What then is friendship?
Friends to you may be a ‘collection’ of people who are handy at a particular point in time, perhaps because a particular circumstance has thrown you all together. Friendship to some is having someone or a group of people to chat or party with. For yet others, friendship is the option of belonging to a certain group who share same likes and goals with them.




For me, I have discovered that friendship is about making the right choices of people, of choosing those who will permanently influence you to be better. Friendship is about selecting those who will help you grow in life and who will also grow with you; people who will continually motivate you to succeed, who will continually chide you when you stop trying. They are the people who though like you are human and at certain points in life, will be weak; they will remain enduring because they know that strength lies in resilience.
Friends are people who will help you in reflecting, who will let you make your own decisions and when they see you going wrong, they get in your way even though it angers you. Friends are those who though may not shed your tears with you, they would however be there to pass you a handkerchief. Literally, to me, friendship is about those who see you as more than just another person, they see themselves in you.
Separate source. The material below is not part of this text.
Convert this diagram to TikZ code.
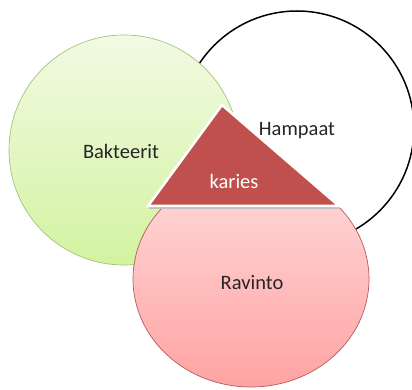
\documentclass[tikz,border=0pt]{standalone}
\usepackage{fontspec}
\setmainfont{Carlito}
\usetikzlibrary{shapes.geometric}
\definecolor{txt}{HTML}{262626}
\definecolor{grtop}{HTML}{F2FAE4}
\definecolor{grbot}{HTML}{D3F3A0}
\definecolor{grline}{HTML}{A6C27A}
\definecolor{pktop}{HTML}{FFDADA}
\definecolor{pkbot}{HTML}{FFA3A3}
\definecolor{pkline}{HTML}{B85A57}
\definecolor{tri}{HTML}{C0504D}
\tikzset{
  lbl/.style={anchor=base, text=txt, inner sep=0pt, font=\fontsize{20.5bp}{24bp}\selectfont},
  ringwhite/.style={circle, draw=black, line width=1.5bp, fill=white, minimum size=234bp, inner sep=0pt},
  ringgreen/.style={circle, draw=grline, line width=0.7bp, top color=grtop, bottom color=grbot, minimum size=230bp, inner sep=0pt},
  ringpink/.style={ellipse, draw=pkline, line width=0.7bp, top color=pktop, bottom color=pkbot, minimum width=236bp, minimum height=216bp, inner sep=0pt},
  tristyle/.style={fill=tri, draw=white, line width=2.5bp, line join=miter}
}
\begin{document}
\begin{tikzpicture}[x=1bp,y=1bp]
\useasboundingbox (0,0) rectangle (412,390);
\node[ringwhite] (ham) at (297,262) {};
\node[ringgreen] (bak) at (124,240) {};
\node[ringpink] (rav) at (251,111) {};
\fill[black!25] (149,181) -- (340,181) -- (340,183) -- (149,183) -- cycle;
\coordinate (tA) at (222,285);
\coordinate (tB) at (148,184);
\coordinate (tC) at (339,184);
\draw[tristyle] (tA) -- (tB) -- (tC) -- cycle;
\node[lbl] (tbak) at (121,232) {Bakteerit};
\node[lbl] (tham) at (297,255) {Hampaat};
\node[lbl, text=white] (tkar) at (234,202) {karies};
\node[lbl] (trav) at (252,101) {Ravinto};
\end{tikzpicture}
\end{document}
In these past years, I have learnt that the makings of great friendships can be found to be the makings of great men. Friendship closes age gaps, blurs racial boundaries and blinds ethnic diversities. True friendship transcends physical differences and social strata.
In these past few months, I have met people who opened my eyes to what the horizons of friendship can be if only one can expand it. These people see me as their equal and give me due respect as a person because I respect them too.

In more ways than one, they have walked in my shoes. They have heard my frustrations and when shit happens, rather than disappear, they hand me the toilet paper, stand by while I clean up, to make sure I get it right. With them, I have been able to explore my possibilities and take careful chances. They have helped me learn to appreciate my humanness and humanity; to accept my weaknesses and channel my strengths.
More importantly, they have helped me to realize that writing can be a description of me if only I can find words to colour the pages. For me, friends are an extension of myself.